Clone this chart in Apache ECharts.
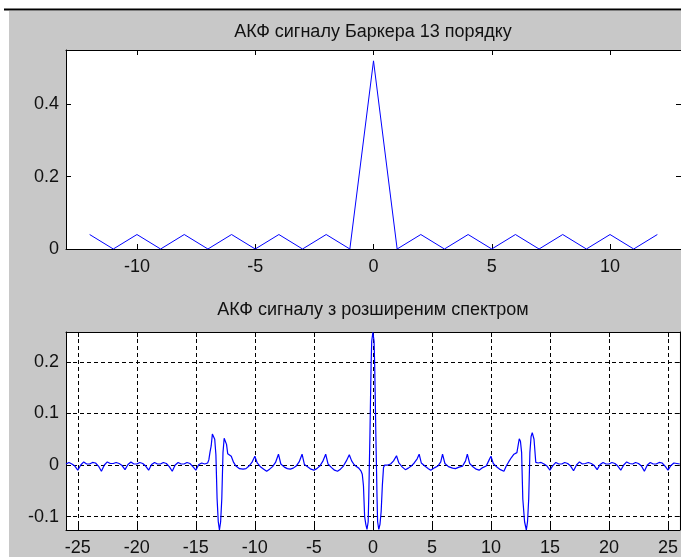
<!DOCTYPE html>
<html>
<head>
<meta charset="utf-8">
<script src="https://cdn.jsdelivr.net/npm/echarts@6/dist/echarts.min.js"></script>
<style>html,body{margin:0;padding:0;background:#fff}#c{width:681px;height:557px}</style>
</head>
<body>
<div id="c"></div>
<script>
// ---- data ----
const title1 = 'АКФ сигналу Баркера 13 порядку';
const title2 = 'АКФ сигналу з розширеним спектром';

const barkerLags = [-12,-11,-10,-9,-8,-7,-6,-5,-4,-3,-2,-1,0,1,2,3,4,5,6,7,8,9,10,11,12];
const barkerAcf  = [0.04,0,0.04,0,0.04,0,0.04,0,0.04,0,0.04,0,0.52,0,0.04,0,0.04,0,0.04,0,0.04,0,0.04,0,0.04];

const spreadX = [
 -26,-25.75,-25.5,-25.25,-25,-24.75,-24.5,-24.25,-24,-23.75,-23.5,-23.25,-23,-22.75,-22.5,-22.25,-22,-21.75,-21.5,-21.25,
 -21,-20.75,-20.5,-20.25,-20,-19.75,-19.5,-19.25,-19,-18.75,-18.5,-18.25,-18,-17.75,-17.5,-17.25,-17,-16.75,-16.5,-16.25,
 -16,-15.75,-15.5,-15.25,-15,-14.75,-14.5,-14.25,-14,-13.9,-13.8,-13.7,-13.6,-13.5,-13.4,-13.3,-13.2,-13.1,-13.0,-12.9,
 -12.8,-12.7,-12.6,-12.5,-12.4,-12.3,-12.2,-12.0,-11.8,-11.6,-11.3,-11.0,-10.75,-10.5,-10.25,-10.0,-9.8,-9.5,-9.25,-9.0,
 -8.75,-8.5,-8.25,-8.0,-7.8,-7.5,-7.25,-7.0,-6.75,-6.5,-6.25,-6.0,-5.8,-5.5,-5.25,-5.0,-4.75,-4.5,-4.25,-4.0,
 -3.8,-3.5,-3.25,-3.0,-2.75,-2.5,-2.25,-2.0,-1.8,-1.6,-1.4,-1.2,-1.0,-0.9,-0.8,-0.7,-0.6,-0.5,-0.4,-0.35,
 -0.3,-0.25,-0.2,-0.15,-0.1,0,0.1,0.15,0.2,0.25,0.3,0.35,0.4,0.5,0.6,0.7,0.8,0.9,1.0,1.25,
 1.5,1.75,2.0,2.2,2.5,2.75,3.0,3.25,3.5,3.75,3.92,4.1,4.4,4.7,4.9,5.25,5.5,5.75,5.9,6.1,
 6.4,6.75,7.0,7.3,7.6,7.85,8.0,8.2,8.5,8.75,9.0,9.3,9.6,9.85,10.0,10.2,10.5,10.8,11.1,11.3,
 11.5,11.75,11.95,12.2,12.4,12.5,12.6,12.7,12.85,13.0,13.1,13.2,13.3,13.4,13.5,13.65,13.8,14.0,14.25,14.5,
 14.75,15.0,15.25,15.5,15.75,16.0,16.25,16.5,16.75,17.0,17.25,17.5,17.75,18.0,18.25,18.5,18.75,19.0,19.25,19.5,
 19.75,20.0,20.25,20.5,20.75,21.0,21.25,21.5,21.75,22.0,22.25,22.5,22.75,23.0,23.25,23.5,23.75,24.0,24.25,24.5,
 24.75,25.0,25.25,25.5,25.75,26.0
];
const spreadY = [
 0.002,0.005,0.002,-0.002,-0.010,0.000,0.006,0.002,0.002,0.005,0.004,-0.002,-0.012,0.000,0.006,0.003,0.003,0.005,0.003,-0.001,
 -0.009,0.001,0.006,0.002,0.002,0.005,0.003,-0.002,-0.010,0.001,0.005,0.002,0.002,0.005,0.003,-0.003,-0.012,0.000,0.005,0.002,
 0.002,0.005,0.003,-0.003,-0.010,0.001,0.004,0.002,0.004,0.010,0.025,0.037,0.060,0.063,0.050,0.020,-0.065,-0.110,-0.126,-0.110,
 -0.065,0.024,0.052,0.053,0.040,0.022,0.021,0.017,0.005,-0.002,-0.007,-0.008,-0.007,-0.002,0.005,0.017,0.004,-0.004,-0.008,-0.012,
 -0.008,-0.003,0.005,0.021,0.002,-0.004,-0.007,-0.008,-0.006,-0.002,0.006,0.021,0.001,-0.004,-0.008,-0.010,-0.007,-0.002,0.007,0.021,
 0.002,-0.005,-0.010,-0.012,-0.008,-0.002,0.008,0.020,0.008,0.001,-0.003,-0.006,-0.012,-0.018,-0.040,-0.100,-0.115,-0.125,-0.110,-0.062,
 0.000,0.059,0.130,0.195,0.240,0.2575,0.240,0.195,0.130,0.059,0.000,-0.062,-0.110,-0.125,-0.115,-0.090,-0.040,-0.005,0.000,0.000,
 0.002,0.008,0.018,0.004,-0.004,-0.009,-0.006,-0.002,0.004,0.012,0.021,0.004,-0.002,-0.007,-0.010,-0.005,-0.002,0.006,0.021,0.003,
 -0.003,-0.006,-0.007,-0.004,-0.002,0.008,0.021,0.003,-0.004,-0.008,-0.010,-0.005,-0.002,0.010,0.017,0.003,-0.004,-0.009,-0.012,-0.002,
 0.006,0.015,0.021,0.024,0.051,0.046,0.024,-0.066,-0.110,-0.126,-0.110,-0.066,0.024,0.055,0.063,0.050,0.005,0.004,0.005,0.002,
 -0.002,-0.010,-0.001,0.005,0.002,0.002,0.005,0.003,-0.002,-0.011,0.000,0.006,0.002,0.003,0.005,0.003,-0.001,-0.009,0.001,0.005,
 0.002,0.002,0.005,0.003,-0.002,-0.010,0.000,0.006,0.003,0.002,0.005,0.003,-0.002,-0.012,0.000,0.005,0.002,0.002,0.005,0.004,
 -0.002,-0.010,-0.001,0.004,0.003,0.002
];

const topXTicks = [-10, -5, 0, 5, 10];
const topYTicks = [0, 0.2, 0.4];
const botXTicks = [-25,-20,-15,-10,-5,0,5,10,15,20,25];
const botYTicks = [-0.1, 0, 0.1, 0.2];

// ---- chart ----
const FONT = '"Liberation Sans", Arial, sans-serif';
const lbl = {color:'#111', fontFamily: FONT, fontSize: 18};
const spreadData = spreadX.map((x,i)=>[x, spreadY[i]]);
const barkerData = barkerLags.map((x,i)=>[x, barkerAcf[i]]);

function xAx(gi, min, max, ticks, pos, showLabel, grid) {
  return {
    type:'value', gridIndex: gi, min, max, position: pos,
    axisLine:{show:true, onZero:false, lineStyle:{color:'#000', width:1}},
    axisTick:{show:true, inside:true, length:5, customValues: ticks, lineStyle:{color:'#000'}},
    axisLabel:Object.assign({show: showLabel, customValues: ticks, margin: 9}, lbl),
    splitLine:{show: grid, lineStyle:{color:'#000', type:[4,3], width:1}}
  };
}
function yAx(gi, min, max, ticks, pos, showLabel, grid) {
  return {
    type:'value', gridIndex: gi, min, max, position: pos,
    axisLine:{show:true, onZero:false, lineStyle:{color:'#000', width:1}},
    axisTick:{show:true, inside:true, length:5, customValues: ticks, lineStyle:{color:'#000'}},
    axisLabel:Object.assign({show: showLabel, customValues: ticks, margin: 7,
      formatter: v => String(Math.round(v*10)/10)}, lbl),
    splitLine:{show: grid, lineStyle:{color:'#000', type:[4,3], width:1}}
  };
}

const chart = echarts.init(document.getElementById('c'), null, {renderer:'canvas'});
chart.setOption({
  animation:false,
  backgroundColor:'#ffffff',
  graphic:[
    {type:'rect', z:-10, shape:{x:9, y:11, width:672, height:546}, style:{fill:'#c8c8c8'}},
    {type:'line', z:-9, shape:{x1:4, y1:9.5, x2:681, y2:9.5}, style:{stroke:'#000', lineWidth:2}},
    {type:'text', x:373, y:32, style:{text:title1, font:'18px ' + FONT, fill:'#111', align:'center', verticalAlign:'middle'}, z:5},
    {type:'text', x:373, y:310, style:{text:title2, font:'18px ' + FONT, fill:'#111', align:'center', verticalAlign:'middle'}, z:5}
  ],
  grid:[
    {left:66, top:50, width:615, height:199, show:true, backgroundColor:'#ffffff', borderWidth:0},
    {left:66, top:332, width:615, height:198, show:true, backgroundColor:'#ffffff', borderWidth:0}
  ],
  xAxis:[
    xAx(0,-13,13,topXTicks,'bottom',true,false),
    xAx(0,-13,13,topXTicks,'top',false,false),
    xAx(1,-26,26,botXTicks,'bottom',true,true),
    xAx(1,-26,26,botXTicks,'top',false,false)
  ],
  yAxis:[
    yAx(0,0,0.55,topYTicks,'left',true,false),
    yAx(0,0,0.55,topYTicks,'right',false,false),
    yAx(1,-0.126,0.258,botYTicks,'left',true,true),
    yAx(1,-0.126,0.258,botYTicks,'right',false,false)
  ],
  series:[
    {type:'line', xAxisIndex:0, yAxisIndex:0, data:barkerData, showSymbol:false, lineStyle:{color:'#0000ff', width:1}, z:3},
    {type:'line', xAxisIndex:2, yAxisIndex:2, data:spreadData, showSymbol:false, lineStyle:{color:'#0000ff', width:1.2}, z:3}
  ]
});
</script>
</body>
</html>
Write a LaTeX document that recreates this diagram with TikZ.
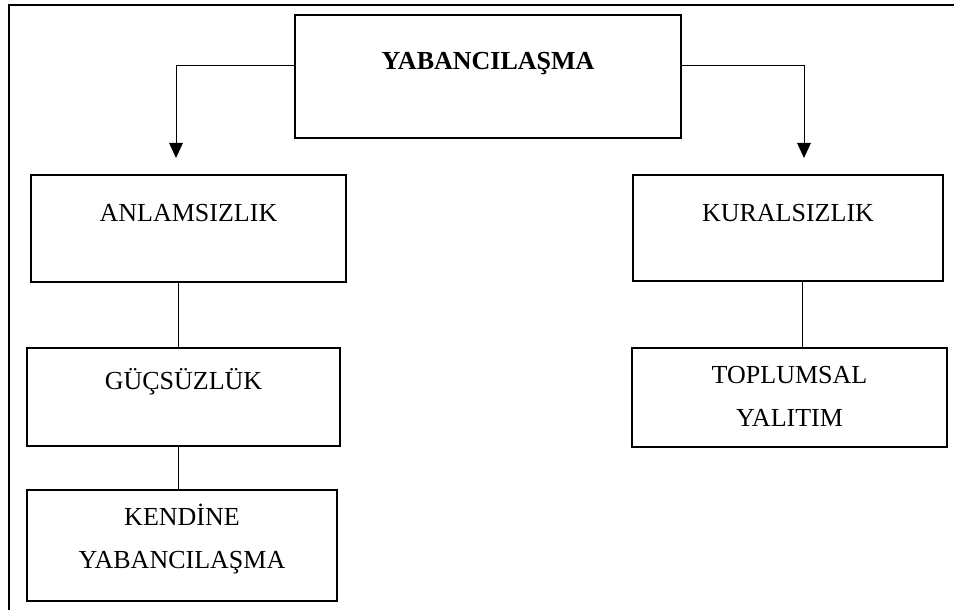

→ **TO BE DONE**: Copy out every line from the material above in which the word "document" appears.

→ **IN RESPONSE**:
const chart = echarts.init(document.getElementById('c'), null, {renderer:'canvas'});
Write a LaTeX document that recreates this diagram with TikZ.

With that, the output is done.